Retype the opening lines of the listing below, ending with the line that contains "from bokeh.resources import INLINE", and leave out any pictures.

::::

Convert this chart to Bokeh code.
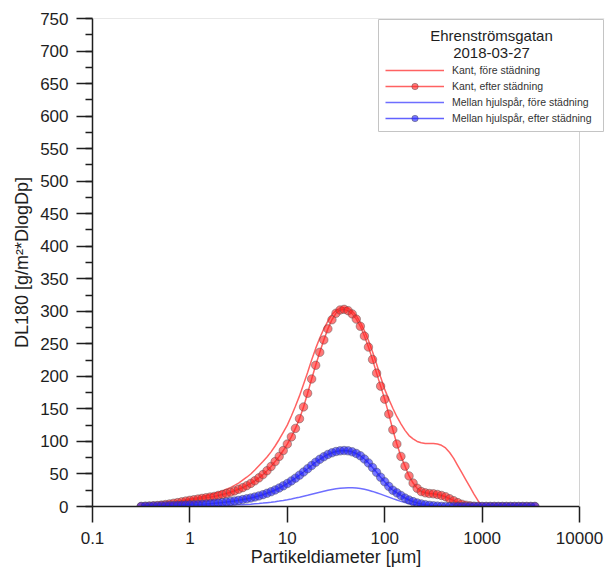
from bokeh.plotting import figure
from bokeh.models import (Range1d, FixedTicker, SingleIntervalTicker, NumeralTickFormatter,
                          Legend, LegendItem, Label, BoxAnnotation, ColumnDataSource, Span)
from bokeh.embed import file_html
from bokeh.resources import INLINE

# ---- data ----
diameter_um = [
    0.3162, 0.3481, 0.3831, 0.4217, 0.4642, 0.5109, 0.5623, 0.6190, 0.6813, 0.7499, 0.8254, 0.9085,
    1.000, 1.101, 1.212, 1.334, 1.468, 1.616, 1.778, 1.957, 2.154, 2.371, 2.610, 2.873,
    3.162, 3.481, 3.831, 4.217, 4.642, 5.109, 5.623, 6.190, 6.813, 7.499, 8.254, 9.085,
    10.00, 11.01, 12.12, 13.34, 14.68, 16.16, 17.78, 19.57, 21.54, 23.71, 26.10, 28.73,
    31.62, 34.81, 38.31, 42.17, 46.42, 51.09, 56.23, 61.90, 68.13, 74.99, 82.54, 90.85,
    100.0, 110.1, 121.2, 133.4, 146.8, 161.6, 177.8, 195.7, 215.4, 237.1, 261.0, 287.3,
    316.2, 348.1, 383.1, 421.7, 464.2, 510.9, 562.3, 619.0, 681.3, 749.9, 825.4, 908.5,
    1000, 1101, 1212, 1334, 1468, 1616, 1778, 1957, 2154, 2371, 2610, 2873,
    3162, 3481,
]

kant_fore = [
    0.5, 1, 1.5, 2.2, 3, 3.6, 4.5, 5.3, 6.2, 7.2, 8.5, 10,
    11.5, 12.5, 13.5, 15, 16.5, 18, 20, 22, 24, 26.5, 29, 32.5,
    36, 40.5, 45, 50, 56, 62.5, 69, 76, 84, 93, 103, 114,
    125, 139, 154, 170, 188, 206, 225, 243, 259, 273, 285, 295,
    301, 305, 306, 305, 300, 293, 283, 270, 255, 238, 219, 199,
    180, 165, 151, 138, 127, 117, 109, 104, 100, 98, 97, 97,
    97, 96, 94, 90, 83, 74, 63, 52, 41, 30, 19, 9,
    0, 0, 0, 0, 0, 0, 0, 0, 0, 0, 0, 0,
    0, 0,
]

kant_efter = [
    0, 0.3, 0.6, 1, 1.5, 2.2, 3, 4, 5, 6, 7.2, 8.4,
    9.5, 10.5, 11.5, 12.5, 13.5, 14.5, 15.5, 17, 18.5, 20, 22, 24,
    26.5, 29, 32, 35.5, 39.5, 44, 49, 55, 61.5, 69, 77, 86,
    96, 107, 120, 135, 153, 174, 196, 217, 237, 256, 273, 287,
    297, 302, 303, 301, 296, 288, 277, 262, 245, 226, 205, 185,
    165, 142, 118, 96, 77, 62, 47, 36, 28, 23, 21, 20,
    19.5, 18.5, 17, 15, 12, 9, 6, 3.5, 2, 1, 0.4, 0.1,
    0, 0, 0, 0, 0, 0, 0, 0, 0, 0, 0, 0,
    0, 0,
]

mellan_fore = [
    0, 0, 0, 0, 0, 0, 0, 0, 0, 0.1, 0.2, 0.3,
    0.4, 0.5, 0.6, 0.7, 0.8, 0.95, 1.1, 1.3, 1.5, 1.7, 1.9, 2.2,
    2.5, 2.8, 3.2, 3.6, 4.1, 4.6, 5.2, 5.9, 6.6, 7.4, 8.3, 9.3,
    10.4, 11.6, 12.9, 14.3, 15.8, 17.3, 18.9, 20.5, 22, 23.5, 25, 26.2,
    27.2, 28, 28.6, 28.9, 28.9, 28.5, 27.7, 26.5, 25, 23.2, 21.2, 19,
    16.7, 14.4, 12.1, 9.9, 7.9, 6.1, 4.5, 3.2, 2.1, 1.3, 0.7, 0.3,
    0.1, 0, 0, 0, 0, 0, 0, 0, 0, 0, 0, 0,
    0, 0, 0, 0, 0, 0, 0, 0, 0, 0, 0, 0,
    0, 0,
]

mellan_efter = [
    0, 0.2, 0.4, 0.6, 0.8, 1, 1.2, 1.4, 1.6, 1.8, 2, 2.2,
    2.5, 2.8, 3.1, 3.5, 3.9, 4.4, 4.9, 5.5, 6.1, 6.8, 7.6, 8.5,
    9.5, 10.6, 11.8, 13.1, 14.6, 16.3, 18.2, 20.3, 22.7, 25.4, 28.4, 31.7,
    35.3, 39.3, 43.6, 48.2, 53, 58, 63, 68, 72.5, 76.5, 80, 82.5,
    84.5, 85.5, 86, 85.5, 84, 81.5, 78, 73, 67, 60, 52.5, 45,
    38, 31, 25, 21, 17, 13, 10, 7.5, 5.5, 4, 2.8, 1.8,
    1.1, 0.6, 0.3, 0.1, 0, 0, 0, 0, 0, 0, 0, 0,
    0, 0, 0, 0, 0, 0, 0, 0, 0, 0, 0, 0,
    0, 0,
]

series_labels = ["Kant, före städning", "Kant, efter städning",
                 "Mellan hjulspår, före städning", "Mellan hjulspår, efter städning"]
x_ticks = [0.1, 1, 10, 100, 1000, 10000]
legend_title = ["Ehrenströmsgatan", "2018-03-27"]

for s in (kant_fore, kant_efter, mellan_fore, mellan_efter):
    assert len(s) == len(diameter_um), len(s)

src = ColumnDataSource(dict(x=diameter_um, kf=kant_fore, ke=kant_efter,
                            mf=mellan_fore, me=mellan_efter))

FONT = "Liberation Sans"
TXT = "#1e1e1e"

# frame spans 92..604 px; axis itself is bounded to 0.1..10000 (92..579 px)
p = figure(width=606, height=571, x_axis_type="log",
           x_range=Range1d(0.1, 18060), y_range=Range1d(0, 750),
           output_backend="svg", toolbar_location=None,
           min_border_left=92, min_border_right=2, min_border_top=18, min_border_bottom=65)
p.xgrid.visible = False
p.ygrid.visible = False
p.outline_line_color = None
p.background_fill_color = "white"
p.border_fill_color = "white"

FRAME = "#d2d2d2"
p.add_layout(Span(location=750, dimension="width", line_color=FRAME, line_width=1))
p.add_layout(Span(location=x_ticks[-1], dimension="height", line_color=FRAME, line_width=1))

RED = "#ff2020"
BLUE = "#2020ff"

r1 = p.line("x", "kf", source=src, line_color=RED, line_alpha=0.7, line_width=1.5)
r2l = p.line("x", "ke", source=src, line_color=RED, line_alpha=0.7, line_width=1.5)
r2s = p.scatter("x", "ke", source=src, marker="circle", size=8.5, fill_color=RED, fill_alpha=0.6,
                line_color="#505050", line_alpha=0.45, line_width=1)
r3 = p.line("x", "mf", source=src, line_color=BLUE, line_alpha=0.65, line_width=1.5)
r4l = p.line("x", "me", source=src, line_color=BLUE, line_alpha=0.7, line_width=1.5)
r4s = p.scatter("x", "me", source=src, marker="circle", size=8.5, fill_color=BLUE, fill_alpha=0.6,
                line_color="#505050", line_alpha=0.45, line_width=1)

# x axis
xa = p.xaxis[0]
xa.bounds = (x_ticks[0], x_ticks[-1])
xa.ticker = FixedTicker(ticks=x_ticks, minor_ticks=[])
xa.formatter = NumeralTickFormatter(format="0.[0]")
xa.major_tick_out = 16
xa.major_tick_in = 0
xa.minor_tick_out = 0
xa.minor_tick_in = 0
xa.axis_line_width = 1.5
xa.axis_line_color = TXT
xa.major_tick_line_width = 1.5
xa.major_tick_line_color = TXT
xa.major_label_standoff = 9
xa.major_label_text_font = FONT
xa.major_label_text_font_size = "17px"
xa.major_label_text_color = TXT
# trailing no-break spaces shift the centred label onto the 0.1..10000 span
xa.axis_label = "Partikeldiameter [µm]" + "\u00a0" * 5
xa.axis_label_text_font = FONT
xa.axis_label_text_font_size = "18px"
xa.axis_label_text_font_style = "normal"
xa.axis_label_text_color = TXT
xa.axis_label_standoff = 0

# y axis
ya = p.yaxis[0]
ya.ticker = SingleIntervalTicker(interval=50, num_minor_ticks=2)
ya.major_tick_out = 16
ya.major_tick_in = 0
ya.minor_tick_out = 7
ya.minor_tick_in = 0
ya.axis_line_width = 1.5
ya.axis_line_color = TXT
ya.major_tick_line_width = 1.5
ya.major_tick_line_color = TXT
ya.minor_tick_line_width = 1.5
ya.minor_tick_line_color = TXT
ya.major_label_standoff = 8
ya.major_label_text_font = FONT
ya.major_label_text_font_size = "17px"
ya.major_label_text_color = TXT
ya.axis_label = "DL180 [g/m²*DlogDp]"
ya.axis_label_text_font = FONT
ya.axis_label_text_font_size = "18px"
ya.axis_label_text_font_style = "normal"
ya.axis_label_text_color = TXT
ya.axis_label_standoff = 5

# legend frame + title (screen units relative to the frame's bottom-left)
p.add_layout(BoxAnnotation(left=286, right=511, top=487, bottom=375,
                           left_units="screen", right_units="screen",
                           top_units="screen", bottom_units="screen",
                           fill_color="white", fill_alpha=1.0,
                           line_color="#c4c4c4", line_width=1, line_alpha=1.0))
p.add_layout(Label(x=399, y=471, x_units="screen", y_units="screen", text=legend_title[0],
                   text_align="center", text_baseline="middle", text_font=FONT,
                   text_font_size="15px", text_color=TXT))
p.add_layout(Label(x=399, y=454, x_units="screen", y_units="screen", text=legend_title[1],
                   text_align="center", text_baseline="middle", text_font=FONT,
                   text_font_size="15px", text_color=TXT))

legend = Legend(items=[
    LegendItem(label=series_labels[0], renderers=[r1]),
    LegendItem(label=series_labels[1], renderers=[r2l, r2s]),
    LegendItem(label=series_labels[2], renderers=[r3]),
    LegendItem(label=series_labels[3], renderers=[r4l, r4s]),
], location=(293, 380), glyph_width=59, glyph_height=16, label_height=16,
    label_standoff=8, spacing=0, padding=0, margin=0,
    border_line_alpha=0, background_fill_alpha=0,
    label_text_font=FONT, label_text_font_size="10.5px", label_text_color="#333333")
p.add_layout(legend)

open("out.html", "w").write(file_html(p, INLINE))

::::

> Solution for this task
Convert this chart to Bokeh code.
from bokeh.plotting import figure
from bokeh.models import (Range1d, FixedTicker, SingleIntervalTicker, NumeralTickFormatter,
                          Legend, LegendItem, Label, BoxAnnotation, ColumnDataSource, Span)
from bokeh.embed import file_html
from bokeh.resources import INLINE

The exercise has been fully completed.